An Electrically Conducting, Redox-Complementary Dual-Ligand 2D Graphitic MOF with Orthogonal Charge Transport Pathways

Owing to their diverse potential applications in modern electronics and energy technologies, electrically conducting metal–organic frameworks (MOFs) have emerged as one of the most coveted functional materials of the twenty-first century. Although 2D hexagonal MOFs often display impressive electrical conductivity due to their dual in-plane (through bonds) and out-of-plane (through π-stacked ligands) charge transport capabilities, large disparities between these two orthogonal conduction pathways cause anisotropic conductivity and dampen bulk conductivity.
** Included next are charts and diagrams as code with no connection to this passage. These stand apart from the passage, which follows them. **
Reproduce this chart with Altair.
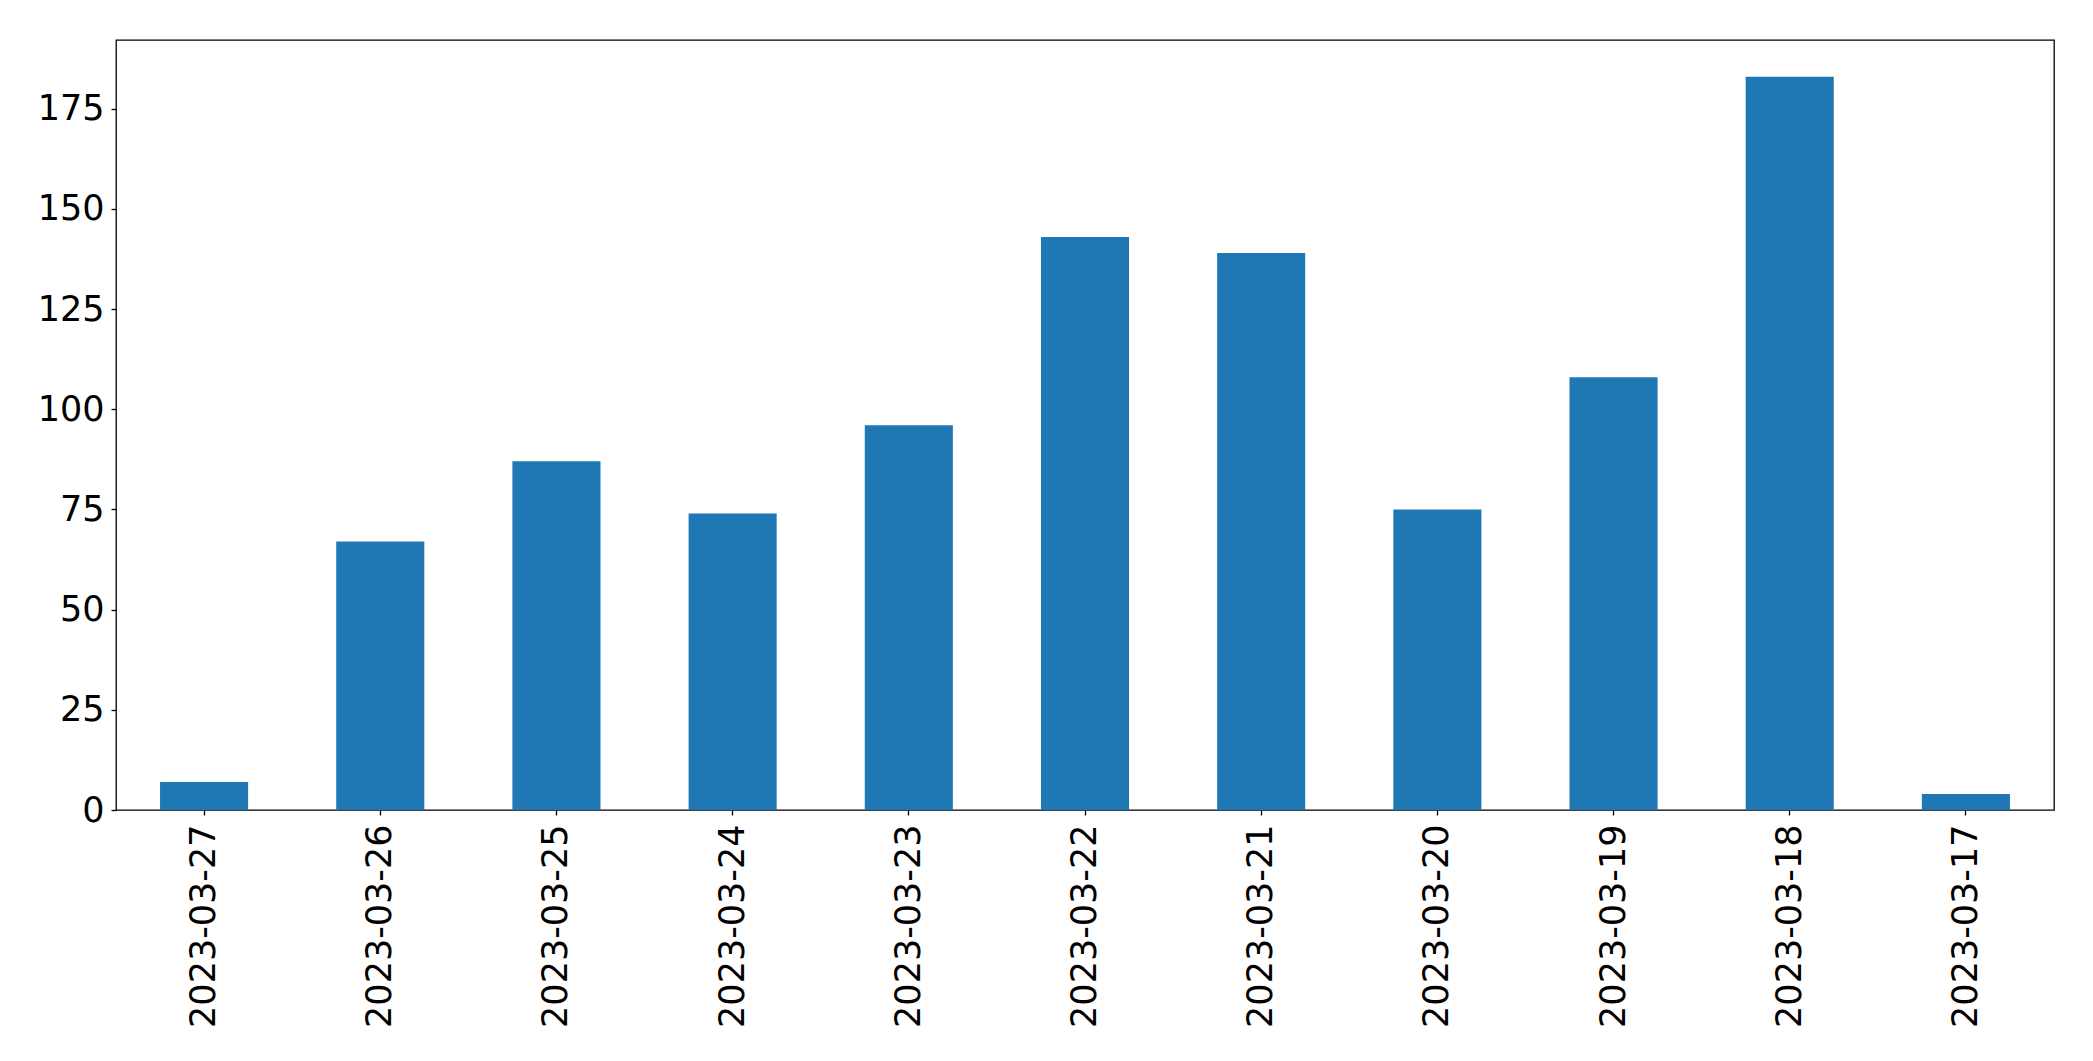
import altair as alt
import pandas as pd

dates = ["2023-03-27", "2023-03-26", "2023-03-25", "2023-03-24", "2023-03-23",
         "2023-03-22", "2023-03-21", "2023-03-20", "2023-03-19", "2023-03-18",
         "2023-03-17"]
counts = [7, 67, 87, 74, 96, 143, 139, 75, 108, 183, 4]
y_ticks = [0, 25, 50, 75, 100, 125, 150, 175]

df = pd.DataFrame({"date": dates, "count": counts})

chart = alt.Chart(df).mark_bar(color="#1f77b4").encode(
    x=alt.X("date:N", sort=dates, title=None,
            scale=alt.Scale(paddingInner=0.5, paddingOuter=0.25),
            axis=alt.Axis(labelAngle=270, labelFontSize=35, labelFont="DejaVu Sans",
                          labelColor="black", tickColor="black", tickSize=5, tickWidth=1.3,
                          labelPadding=9, labelLimit=0, domain=False, grid=False)),
    y=alt.Y("count:Q", title=None,
            scale=alt.Scale(domain=[0, 192.15], nice=False, zero=True),
            axis=alt.Axis(values=y_ticks, labelFontSize=35, labelFont="DejaVu Sans",
                          labelColor="black", tickColor="black", tickSize=5, tickWidth=1.3,
                          labelPadding=7, labelLimit=0, domain=False, grid=False)),
).properties(
    width=1938, height=770,
    autosize=alt.AutoSizeParams(type="none"),
    padding={"left": 116, "top": 40, "right": 39, "bottom": 251},
).configure(
    background="white"
).configure_view(
    stroke="black", strokeWidth=1.3
)

chart.save("out.html", embed_options={"renderer": "svg", "actions": False})
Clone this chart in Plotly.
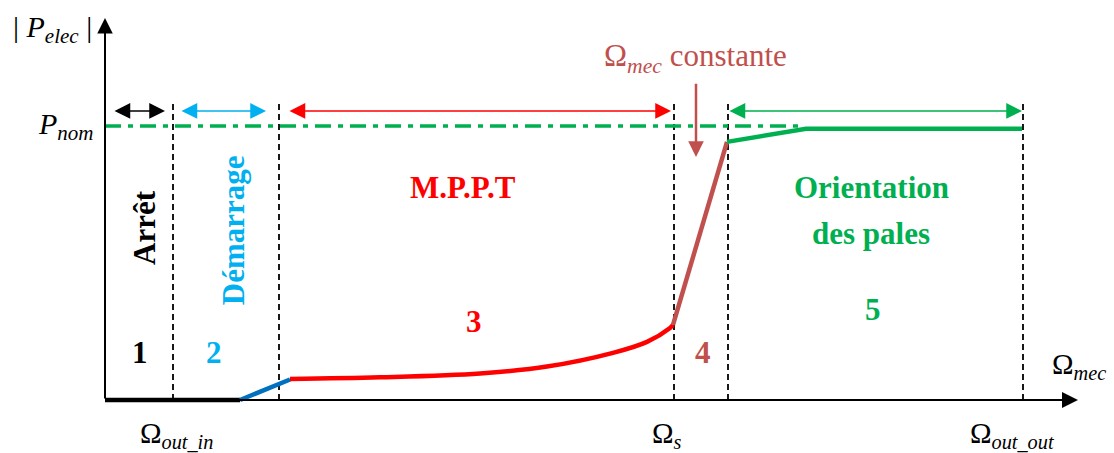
import plotly.graph_objects as go

# Operating zones of the wind turbine (omega in arbitrary units, power in p.u. of P_nom)
zone_bounds = [0.68, 1.74, 5.69, 6.23, 9.18]
zone_numbers = ["1", "2", "3", "4", "5"]
zone_colors = ["#000000", "#00B0F0", "#FF0000", "#C0504D", "#00B050"]
omega_ticks = ["Ω<sub><i>out_in</i></sub>", "Ω<sub><i>s</i></sub>", "Ω<sub><i>out_out</i></sub>"]

# Power curve, segment by segment
arret_w = [0.0, 1.35]
arret_p = [0.0, 0.0]
demarrage_w = [1.35, 1.85]
demarrage_p = [0.0, 0.075]
mppt_w = [1.85, 2.75, 3.75, 4.42, 5.08, 5.42, 5.65, 5.68]
mppt_p = [0.077, 0.083, 0.097, 0.122, 0.172, 0.212, 0.263, 0.274]
const_w = [5.68, 6.22]
const_p = [0.274, 0.942]
pales_w = [6.22, 7.01, 9.17]
pales_p = [0.942, 0.99, 0.99]
p_nom = 1.0

FONT = "Liberation Serif"
fig = go.Figure()


def line(x, y, color, width, dash="solid", shape="linear"):
    fig.add_trace(go.Scatter(x=x, y=y, mode="lines", hoverinfo="skip", showlegend=False,
                             line=dict(color=color, width=width, dash=dash, shape=shape)))


# vertical dashed zone boundaries
for b in zone_bounds:
    line([b, b], [0, 1.088], "#000000", 1.8, dash="6px,4px")

# P_nom dash-dot line
line([0, 7.0], [p_nom, p_nom], "#00B050", 3.5, dash="16px,7px,5px,7px")

# power curve
line(arret_w, arret_p, "#000000", 4.5)
line(demarrage_w, demarrage_p, "#0070C0", 4.5)
line(mppt_w, mppt_p, "#FF0000", 4.5, shape="spline")
line(const_w, const_p, "#C0504D", 4.5)
line(pales_w, pales_p, "#00B050", 4.5)

ann = []


def arrow(x0, y0, x1, y1, color, width, size, both=False):
    ann.append(dict(x=x1, y=y1, ax=x0, ay=y0, xref="x", yref="y", axref="x", ayref="y",
                    text="", showarrow=True, arrowhead=2, arrowsize=size, arrowwidth=width,
                    arrowcolor=color, arrowside="end+start" if both else "end", standoff=0,
                    startstandoff=0))


def text(x, y, s, size, color="#000000", bold=False, angle=0, xanchor="center"):
    if bold:
        s = "<b>" + s + "</b>"
    ann.append(dict(x=x, y=y, xref="x", yref="y", text=s, showarrow=False, textangle=angle,
                    xanchor=xanchor, yanchor="middle",
                    font=dict(family=FONT, size=size, color=color)))


# axes
arrow(0, 0, 0, 1.394, "#000000", 2, 1.55)
arrow(0, 0, 9.73, 0, "#000000", 2, 1.6)

# zone span arrows
arr_y = 1.055
edges = [0.0] + zone_bounds
spans = [(0.08, -0.08), (0.07, -0.13), (0.09, -0.03), (0.0, -0.01)]
span_idx = [0, 1, 2, 4]
for (d0, d1), i in zip(spans, span_idx):
    arrow(edges[i] + d0, arr_y, edges[i + 1] + d1, arr_y, zone_colors[i], 1.5, 2.1, both=True)

# "Omega_mec constante" arrow
arrow(5.91, 1.16, 5.91, 0.887, "#C0504D", 2.5, 1.25)

# axis labels
text(-0.53, 1.355, "| <i>P</i><sub><i>elec</i></sub> |", 30)
text(-0.09, 1.0, "<i>P</i><sub><i>nom</i></sub>", 30, xanchor="right")
text(9.74, 0.125, "Ω<sub><i>mec</i></sub>", 29)
tick_y = -0.128
text(zone_bounds[0] + 0.03, tick_y, omega_ticks[0], 29)
text(zone_bounds[2] - 0.07, tick_y, omega_ticks[1], 29)
text(zone_bounds[4] - 0.11, tick_y, omega_ticks[2], 29)
text(5.90, 1.25, "Ω<sub><i>mec</i></sub> constante", 31, color="#C0504D")

# zone names
text(0.40, 0.628, "Arrêt", 31, bold=True, angle=-90)
text(1.28, 0.62, "Démarrage", 31, "#00B0F0", bold=True, angle=-90)
text(3.58, 0.775, "M.P.P.T", 31, "#FF0000", bold=True)
text(7.66, 0.775, "Orientation", 31, "#00B050", bold=True)
text(7.66, 0.607, "des pales", 31, "#00B050", bold=True)

# zone numbers
num_pos = [(0.35, 0.172), (1.09, 0.172), (3.69, 0.285), (5.98, 0.175), (7.68, 0.332)]
for (x, y), n, c in zip(num_pos, zone_numbers, zone_colors):
    text(x, y, n, 31, c, bold=True)

fig.update_layout(
    width=1114, height=453,
    margin=dict(l=0, r=0, t=0, b=0),
    paper_bgcolor="white", plot_bgcolor="white",
    xaxis=dict(range=[-1.05, 10.09], visible=False, fixedrange=True),
    yaxis=dict(range=[-0.1934, 1.4599], visible=False, fixedrange=True),
    annotations=ann,
    showlegend=False,
)

# page body has a default 8px margin; remove it so the figure fills the window
fig.write_html("out.html", config={"displayModeBar": False},
               post_script="document.body.style.margin='0';")
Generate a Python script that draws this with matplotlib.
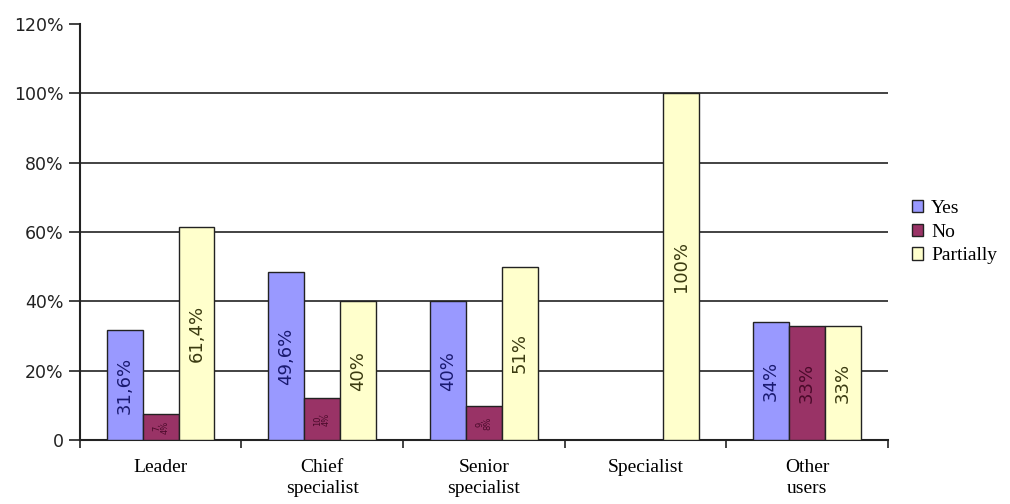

To address this issue, herein, we have developed the first redox-complementary dual-ligand 2D MOF (CDL-MOF1) Cu3(HHTP)(HHTQ) composed of a π-donor hexahydroxytriphenylene (HHTP) ligand and a π-acceptor hexahydroxytricycloquinazoline (HHTQ) ligand, which are heteroleptically coordinated to Cu(II) nodes and located at alternate corners of the hexagons, forming either parallel HHTP and HHTQ stacks (AA stacking) or alternating HHTP/HHTQ stacks (AB stacking) along the c-axis. Thus, irrespective of its stacking pattern, Cu3(HHTP) (HHTQ) can better facilitate out-of-plane conduction either through separate parallel π-donor and acceptor stacks or through alternating π-donor/acceptor stacks, while promoting in-plane conduction through push–pull-type heteroleptic coordination network. Consequently, CDL-MOF1 displayed higher bulk conductivity (0.12 S/m, 295 K) than its parent single-ligand MOFs Cu3(HHTP)2 (7.3 x 10^–2 S/m) and Cu3(HHTQ)2 (5.9 x 10^–4 S/m). This work presents a novel design strategy to improve the bulk electrical conductivity of 2D MOFs by facilitating both in- and out-of-plane charge transport.